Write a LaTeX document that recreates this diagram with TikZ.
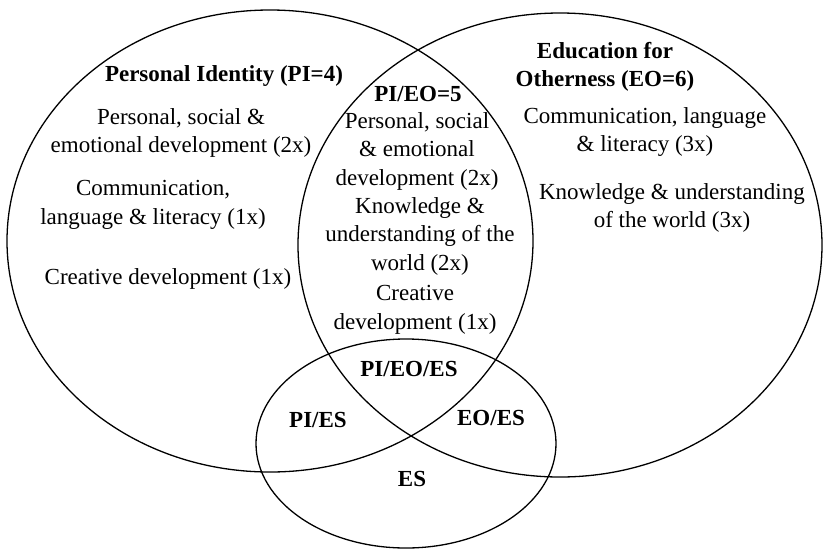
\documentclass[tikz,border=0pt]{standalone}
\usepackage{fontspec}
\setmainfont{Liberation Serif}
\begin{document}
\begin{tikzpicture}[x=1pt,y=-1pt,
  ring/.style={draw=black,line width=1.3pt},
  txt/.style={align=center,inner sep=0pt,font=\fontsize{23}{28.5}\selectfont},
  btxt/.style={txt,font=\fontsize{23}{28.5}\selectfont\bfseries}]
\useasboundingbox (0,0) rectangle (823,550);
% sets
\draw[ring] (270,241) ellipse [x radius=263, y radius=231];
\draw[ring] (560,245) ellipse [x radius=262, y radius=232];
\draw[ring] (406,443.5) ellipse [x radius=150, y radius=104.5];
% PI only
\node[btxt] (pititle) at (224,76) {Personal Identity (PI=4)};
\node[txt] (pi1) at (181,133) {Personal, social \&\\emotional development (2x)};
\node[txt] (pi2) at (153,205) {Communication,\\language \& literacy (1x)};
\node[txt] (pi3) at (168,279) {Creative development (1x)};
% PI/EO
\node[btxt] (pieotitle) at (418,94) {PI/EO=5};
\node[txt] (pieo1) at (417,151) {Personal, social\\\& emotional\\development (2x)};
\node[txt] (pieo2) at (420,236) {Knowledge \&\\understanding of the\\world (2x)};
\node[txt] (pieo3) at (415,310) {Creative\\development (1x)};
% EO only
\node[btxt] (eotitle) at (605,67) {Education for\\Otherness (EO=6)};
\node[txt] (eo1) at (645,132) {Communication, language\\\& literacy (3x)};
\node[txt] (eo2) at (672,208) {Knowledge \& understanding\\of the world (3x)};
% ES intersections
\node[btxt] (pieoes) at (409,369) {PI/EO/ES};
\node[btxt] (pies) at (318,420) {PI/ES};
\node[btxt] (eoes) at (491,418) {EO/ES};
\node[btxt] (es) at (412,479) {ES};
\end{tikzpicture}
\end{document}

● ● ● ● ●

What is being asked - Repeat the data exactly, excluding the pictures.

Exercise response -
Write a LaTeX document that recreates this diagram with TikZ.
\documentclass[tikz,border=0pt]{standalone}
\usepackage{fontspec}
\setmainfont{Liberation Serif}
\begin{document}
\begin{tikzpicture}[x=1pt,y=-1pt,
  ring/.style={draw=black,line width=1.3pt},
  txt/.style={align=center,inner sep=0pt,font=\fontsize{23}{28.5}\selectfont},
  btxt/.style={txt,font=\fontsize{23}{28.5}\selectfont\bfseries}]
\useasboundingbox (0,0) rectangle (823,550);
% sets
\draw[ring] (270,241) ellipse [x radius=263, y radius=231];
\draw[ring] (560,245) ellipse [x radius=262, y radius=232];
\draw[ring] (406,443.5) ellipse [x radius=150, y radius=104.5];
% PI only
\node[btxt] (pititle) at (224,76) {Personal Identity (PI=4)};
\node[txt] (pi1) at (181,133) {Personal, social \&\\emotional development (2x)};
\node[txt] (pi2) at (153,205) {Communication,\\language \& literacy (1x)};
\node[txt] (pi3) at (168,279) {Creative development (1x)};
% PI/EO
\node[btxt] (pieotitle) at (418,94) {PI/EO=5};
\node[txt] (pieo1) at (417,151) {Personal, social\\\& emotional\\development (2x)};
\node[txt] (pieo2) at (420,236) {Knowledge \&\\understanding of the\\world (2x)};
\node[txt] (pieo3) at (415,310) {Creative\\development (1x)};
% EO only
\node[btxt] (eotitle) at (605,67) {Education for\\Otherness (EO=6)};
\node[txt] (eo1) at (645,132) {Communication, language\\\& literacy (3x)};
\node[txt] (eo2) at (672,208) {Knowledge \& understanding\\of the world (3x)};
% ES intersections
\node[btxt] (pieoes) at (409,369) {PI/EO/ES};
\node[btxt] (pies) at (318,420) {PI/ES};
\node[btxt] (eoes) at (491,418) {EO/ES};
\node[btxt] (es) at (412,479) {ES};
\end{tikzpicture}
\end{document}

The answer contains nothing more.